Dolphins (10-5) at Jets (9-6)

If the Dolphins win, they will capture the AFC East championship and snap the Patriots' five-year title streak, while in the process matching the 1999 Indianapolis Colts for the greatest one-season turnaround in NFL history.

Know that clich?? that if a team doesn't turn the ball over, it betters its chances of winning? The Dolphins are living proof, as they have an NFL-low 12 turnovers, and are tied for the NFL's best differential (plus-14) with the Tennessee Titans.

Quarterback Chad Pennington has been the catalyst of the Dolphins' turnaround from a 1-15 campaign, and in a Hollywood-like script, he now faces his former team in a high-stakes game. Privately, the Dolphins have been thanking the Jets all season for delivering them Pennington, who was deemed expendable after the acquisition of Brett Favre.

The last few weeks have quickly turned into the Jets' worst nightmare. The New York press is already calling for coach Eric Mangini's dismissal after a remarkable collapse: The Jets were 8-3 after knocking off previously unbeaten Tennessee Nov. 23 but have lost three of their last four. Pass defense and a lack of pressure from the four-man rush have been major problems (237 yards allowed per game, 29th in the NFL).

As mistake-proof as Pennington has been for the Dolphins (7 interceptions), Favre has been at the opposite end of the spectrum for the Jets. He has chucked 19 picks, and his offense ranks last in the NFL in percentage of passes intercepted.

The Jets' running game - they rank third in the NFL at 4.8 yards per carry - will be a key matchup against a Dolphins team that ranks 19th against the run (4.2-yard average).

Jaguars (5-10) at Ravens (10-5)

The Jaguars have lost five of six, but their season began spiraling in the wrong direction five days before the opener when reserve offensive lineman Richard Collier was involved in a shooting outside a nightclub.

That set the tone for a disappointing season that was supposed to see the Jaguars take the next step after advancing to the AFC Divisional round last January. It hasn't helped that pricey offseason acquisitions Jerry Porter (receiver) and Drayton Florence (cornerback) have been major disappointments, and first-round draft choice Derrick Harvey (defensive end) was a holdout and never hit his stride. The team also never adjusted to first-year defensive coordinator Gregg Williams's pressure-based scheme.

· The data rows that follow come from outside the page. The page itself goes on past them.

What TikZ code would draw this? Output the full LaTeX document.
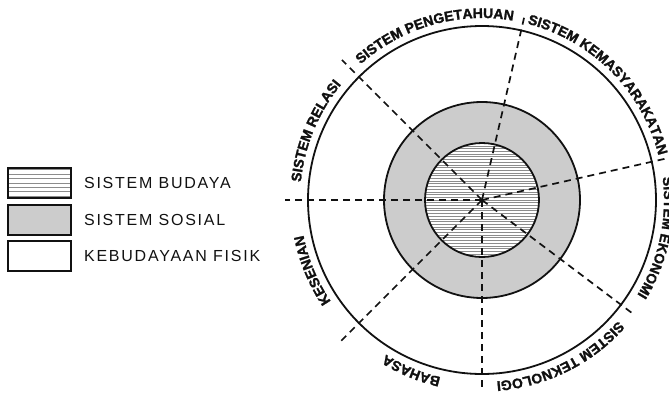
\documentclass[tikz,border=0pt]{standalone}
\usepackage{fontspec}
\setmainfont{Liberation Sans}
\newfontfamily\keyfont[LetterSpace=11]{Liberation Sans}
\newfontfamily\arcfamily[FakeBold=1.6]{Liberation Sans Bold}
\usepackage{xcolor}
\definecolor{inkcolor}{HTML}{111111}
\definecolor{ringfill}{HTML}{CCCCCC}
\definecolor{hatchcolor}{HTML}{8C8C8C}
\usepackage{tikz}
\usetikzlibrary{positioning,decorations.text}
\newcommand{\arcfont}{\arcfamily\fontsize{14}{16}\selectfont}
\tikzset{
    ring/.style={
        circle,
        draw=inkcolor,
        line width=1.8pt,
        inner sep=0pt,
    },
    spoke/.style={
        draw=inkcolor,
        line width=1.7pt,
        dash pattern=on 7pt off 5pt,
    },
    hatch/.style={
        draw=hatchcolor,
        line width=0.8pt,
    },
    keybox/.style={
        rectangle,
        draw=inkcolor,
        fill=white,
        line width=1.8pt,
        minimum width=63pt,
        minimum height=30pt,
        inner sep=0pt,
    },
    keytext/.style={
        font=\keyfont\fontsize{16}{18}\selectfont,
        text=inkcolor,
        inner sep=0pt,
    },
    arclabel/.style={
        font=\arcfont,
        decorate,
        decoration={text along path, text align=center,
                    text color=inkcolor, text={|\arcfont|#1}},
    },
}

\begin{document}
\begin{tikzpicture}[x=1pt,y=1pt]
    \useasboundingbox (0,0) rectangle (669,400);
    \clip (0,0) rectangle (669,400);

    % Centre of the rings
    \coordinate (ctr) at (482,200);

    % Rings (outer = kebudayaan fisik, middle = sistem sosial, inner = sistem budaya)
    \node[ring, fill=white, minimum size=348pt] (fisik) at (ctr) {};
    \node[ring, fill=ringfill, minimum size=196pt] (sosial) at (ctr) {};
    \node[ring, fill=white, minimum size=114pt,
          path picture={
              \foreach \k in {-22,...,22} {
                  \draw[hatch] ([shift={(-60pt,\k*2.7pt)}]ctr) -- ++(120pt,0);
              }
          }] (budaya) at (ctr) {};

    % Spokes dividing the outer ring
    \foreach \ang/\len in {180/197, 135/198, 77/192, 12.7/205, -37/187, -90/190, -135/199} {
        \draw[spoke] (ctr) -- ++(\ang:\len pt);
    }

    % Labels along the outer ring (clockwise, tops outward)
    \path[arclabel={SISTEM RELASI}]
        ([shift={(180:182pt)}]ctr) arc[start angle=180, end angle=135, radius=182pt];
    \path[arclabel={SISTEM PENGETAHUAN}]
        ([shift={(135:182pt)}]ctr) arc[start angle=135, end angle=77, radius=182pt];
    \path[arclabel={SISTEM KEMASYARAKATAN}]
        ([shift={(77:182pt)}]ctr) arc[start angle=77, end angle=12.7, radius=182pt];
    \path[arclabel={SISTEM EKONOMI}]
        ([shift={(12.7:182pt)}]ctr) arc[start angle=12.7, end angle=-37, radius=182pt];
    \path[arclabel={SISTEM TEKNOLOGI}]
        ([shift={(-37:182pt)}]ctr) arc[start angle=-37, end angle=-90, radius=182pt];
    \path[arclabel={BAHASA}]
        ([shift={(-90:182pt)}]ctr) arc[start angle=-90, end angle=-135, radius=182pt];
    \path[arclabel={KESENIAN}]
        ([shift={(-135:182pt)}]ctr) arc[start angle=-135, end angle=-180, radius=182pt];

    % Legend
    \node[keybox,
          path picture={
              \foreach \k in {-3,...,3} {
                  \draw[hatch] ([shift={(-35pt,\k*4.4pt)}]kbudaya.center) -- ++(70pt,0);
              }
          }] (kbudaya) at (39.5,217) {};
    \node[keybox, fill=ringfill] (ksosial) at (39.5,180) {};
    \node[keybox] (kfisik) at (39.5,144) {};

    \node[keytext, right=12pt of kbudaya] (tbudaya) {SISTEM BUDAYA};
    \node[keytext, right=12pt of ksosial] (tsosial) {SISTEM SOSIAL};
    \node[keytext, right=12pt of kfisik] (tfisik) {KEBUDAYAAN FISIK};
\end{tikzpicture}
\end{document}
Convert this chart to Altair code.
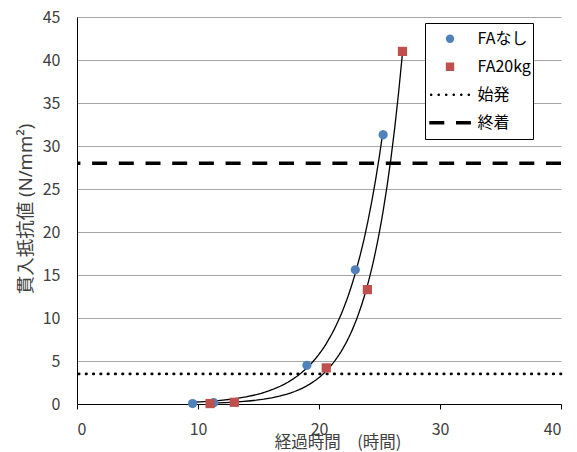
import altair as alt
import pandas as pd

# ---- data ----
series_names = ["FAなし", "FA20kg", "始発", "終着"]
series_colors = ["#4F81BD", "#C0504D", "black", "black"]

x_none = [9.55, 11.3, 19.0, 23.0, 25.3]
y_none = [0.05, 0.15, 4.5, 15.6, 31.3]
x_fa20 = [11.0, 13.0, 20.6, 24.0, 26.9]
y_fa20 = [0.05, 0.2, 4.2, 13.3, 41.0]

ref_names = ["始発", "終着"]
ref_values = [3.5, 28.0]

x_ticks = [0, 10, 20, 30, 40]
y_ticks = [0, 5, 10, 15, 20, 25, 30, 35, 40, 45]

FONT = "Noto Sans CJK JP"
TITLE_FONT = "Noto Sans, Noto Sans CJK JP"

pts = pd.DataFrame({
    "x": x_none + x_fa20,
    "y": y_none + y_fa20,
    "series": ["FAなし"] * len(x_none) + ["FA20kg"] * len(x_fa20),
})
refs = pd.DataFrame({"y": ref_values, "series": ref_names})

# legend glyphs (unit coordinates, scaled by the legend symbol size)
dot_path = " ".join(
    f"M{c - 0.31:.2f},0 a0.31,0.31 0 1,0 0.62,0 a0.31,0.31 0 1,0 -0.62,0"
    for c in [-4.5, -2.7, -0.9, 0.9, 2.7, 4.5]
)
dash_path = "M-4.95,-0.4 H-1.36 V0.4 H-4.95 Z M1.43,-0.4 H5.0 V0.4 H1.43 Z"

xscale = alt.Scale(domain=[0, 40], nice=False, zero=False)
yscale = alt.Scale(domain=[0, 45], nice=False)

xaxis = alt.Axis(
    values=x_ticks, grid=False, ticks=True, tickSize=5, tickColor="black",
    domainColor="black", labelFontSize=16, labelFont=FONT, labelColor="#404040",
    labelPadding=12, title="経過時間\u3000(時間)", titleFont=FONT, titleFontSize=16.5,
    titleFontWeight="normal", titleColor="#404040", titleX=260.5, titleY=38.5,
    titleAlign="center", titleBaseline="middle",
)
yaxis = alt.Axis(
    values=y_ticks, grid=True, gridColor="#A6A6A6", gridWidth=1, ticks=False,
    domainColor="black", labelFontSize=16, labelFont=FONT, labelColor="#404040",
    labelPadding=17, title="貫入抵抗値 (N/mm²)", titleFont=TITLE_FONT, titleFontSize=18.5,
    titleFontWeight="normal", titleColor="#404040", titleX=-52, titleY=191.5,
    titleAlign="center", titleBaseline="middle", titleAngle=270,
)

legend = alt.Legend(
    title=None, orient="none", legendX=348, legendY=6, fillColor="white",
    strokeColor="black", padding=2, symbolSize=70, symbolStrokeWidth=0,
    labelFontSize=16, labelFont=FONT, labelColor="black", rowPadding=0,
    clipHeight=27.5, symbolOffset=15, labelOffset=19.5,
)

points = alt.Chart(pts).mark_point(filled=True, size=85, opacity=1).encode(
    x=alt.X("x:Q", scale=xscale, axis=xaxis),
    y=alt.Y("y:Q", scale=yscale, axis=yaxis),
    color=alt.Color("series:N", scale=alt.Scale(domain=series_names, range=series_colors), legend=legend),
    shape=alt.Shape("series:N", scale=alt.Scale(domain=series_names,
                    range=["circle", "square", dot_path, dash_path]), legend=legend),
)

def curve(name):
    return (
        alt.Chart(pts)
        .transform_filter(alt.datum.series == name)
        .transform_regression("x", "y", method="exp")
        .mark_line(color="black", strokeWidth=1.3)
        .encode(x=alt.X("x:Q", scale=xscale), y=alt.Y("y:Q", scale=yscale))
    )

dotted = alt.Chart(refs).transform_filter(alt.datum.series == "始発").mark_rule(
    color="black", strokeWidth=2.7, strokeDash=[0.5, 6.8], strokeCap="round"
).encode(y=alt.Y("y:Q", scale=yscale))

dashed = alt.Chart(refs).transform_filter(alt.datum.series == "終着").mark_rule(
    color="black", strokeWidth=3.5, strokeDash=[15, 11.7]
).encode(y=alt.Y("y:Q", scale=yscale))

chart = alt.layer(dotted, dashed, curve("FAなし"), curve("FA20kg"), points).properties(
    width=484, height=387,
    autosize=alt.AutoSizeParams(type="none"),
    padding={"left": 77, "top": 17, "right": 16, "bottom": 48},
    background="white",
).configure_view(stroke=None)

chart.save("out.html", embed_options={"renderer": "svg", "actions": False})
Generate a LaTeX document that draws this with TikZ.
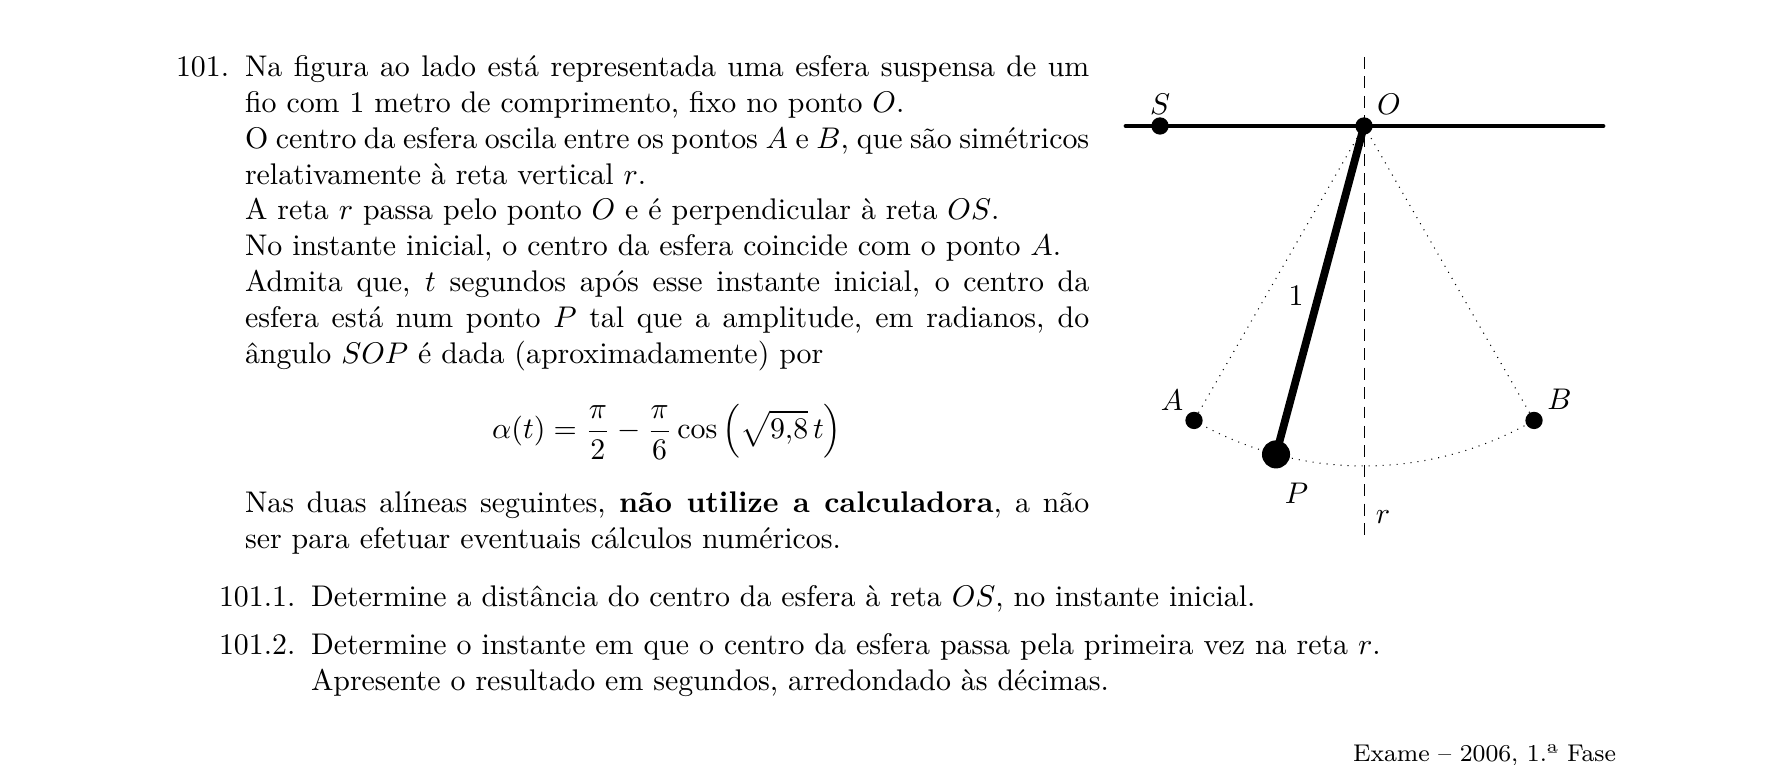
\documentclass[tikz,border=0pt]{standalone}
\usepackage{amsmath}
\usetikzlibrary{calc}
\newcommand{\parasetup}{\parindent=0pt\parskip=0pt\baselineskip=12pt\lineskiplimit=-5pt\relax}
\tikzset{
  x=0.33473pt,y=0.33473pt,
  txt/.style={inner sep=0pt,outer sep=0pt,anchor=base west},
  lbl/.style={inner sep=0pt,outer sep=0pt},
  para/.style={txt,text width=282.6pt,align=justify},
  dot/.style={circle,fill=black,inner sep=0pt,outer sep=0pt,minimum size=5.8pt},
  bob/.style={circle,fill=black,inner sep=0pt,outer sep=0pt,minimum size=9.4pt},
  bar/.style={line width=1.6pt,line cap=round},
  wire/.style={line width=2.6pt},
  axis/.style={line width=0.3pt,dash pattern=on 4pt off 2.5pt},
  guide/.style={line width=0.35pt,dotted},
}
\begin{document}
\begin{tikzpicture}
\useasboundingbox (0,0) rectangle (1785,765);
% problem text
\node[txt] (num) at (176,688.5) {101.};
\node[para] (body) at (245,688.5) {\parasetup
Na figura ao lado está representada uma esfera suspensa de um fio com 1 metro de comprimento, fixo no ponto $O$.\par
O centro da esfera oscila entre os pontos $A$ e $B$, que são simétricos relativamente à reta vertical $r$.\par
A reta $r$ passa pelo ponto $O$ e é perpendicular à reta $OS$.\par
No instante inicial, o centro da esfera coincide com o ponto $A$.\par
Admita que, $t$ segundos após esse instante inicial, o centro da esfera está num ponto $P$ tal que a amplitude, em radianos, do ângulo $SOP$ é dada (aproximadamente) por\par};
\node[lbl] (eq) at (667,333) {$\displaystyle \alpha(t)=\frac{\pi}{2}-\frac{\pi}{6}\cos\left(\sqrt{9{,}8}\,t\right)$};
\node[para] (note) at (245,252) {\parasetup
Nas duas alíneas seguintes, \textbf{não utilize a calculadora}, a não ser para efetuar eventuais cálculos numéricos.\par};
\node[txt] (n1) at (219,158) {101.1.};
\node[txt] (t1) at (311,158) {Determine a distância do centro da esfera à reta $OS$, no instante inicial.};
\node[txt] (n2) at (219,110.5) {101.2.};
\node[txt] (t2) at (311,110.5) {Determine o instante em que o centro da esfera passa pela primeira vez na reta $r$.};
\node[txt] (t3) at (311,74.5) {Apresente o resultado em segundos, arredondado às décimas.};
\node[txt,anchor=base east,font=\fontsize{8.1pt}{10pt}\selectfont] (src) at (1616,3) {Exame – 2006, 1.ª Fase};
% pendulum
\coordinate (C) at (1364,639);
\coordinate (L) at (1126,639);
\coordinate (R) at (1603,639);
\coordinate (rt) at (1364,708);
\coordinate (rb) at (1364,230);
\draw[axis] (rt) -- (rb);
\node[dot] (O) at (C) {};
\node[dot] (S) at (1160,639) {};
\node[dot] (A) at ($(C)+(240:340)$) {};
\node[dot] (B) at ($(C)+(300:340)$) {};
\node[bob] (P) at ($(C)+(255:340)$) {};
\draw[bar] (L) -- (R);
\draw[guide] (O.center) -- (A.center);
\draw[guide] (O.center) -- (B.center);
\draw[guide] (A.center) arc[start angle=240,end angle=300,radius=340];
\draw[wire] (O.center) -- (P.center);
\node[lbl] (lS) at (1160,661) {$S$};
\node[lbl] (lO) at (1389,661) {$O$};
\node[lbl] (l1) at (1296,469) {$1$};
\node[lbl] (lA) at (1172,365) {$A$};
\node[lbl] (lB) at (1559.5,366) {$B$};
\node[lbl] (lP) at (1296.5,272) {$P$};
\node[lbl] (lr) at (1383,248) {$r$};
\end{tikzpicture}
\end{document}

Starting guards Vince Manuwai and Maurice Williams were lost to season-ending injuries in Week 1, and the Jaguars struggled to find their identity as a power-running and play-action passing club. They had hope at 3-3 but back-to-back losses to Cleveland and previously winless Cincinnati sent them into a tailspin.

While the Jaguars headed in the wrong direction, the Ravens (5-11 a season ago) have rediscovered their defensive mojo in an impressive turnaround under first-year coach John Harbaugh. They rank third in fewest points allowed (15.8 per game), and coordinator Rex Ryan brings pressure from all angles.

Offensively, rookie quarterback Joe Flacco has been at the controls from the get-go for an attack that is defined by power running. LeRon McClain has assumed the lead duties (832 yards), with Willis McGahee (647) in a secondary role. The Ravens like to wear teams down, and their 149 yards rushing per game rank second in the NFL, which will be the top area to watch Sunday. Derrick Mason leads the team with 74 receptions, more than double any other Raven.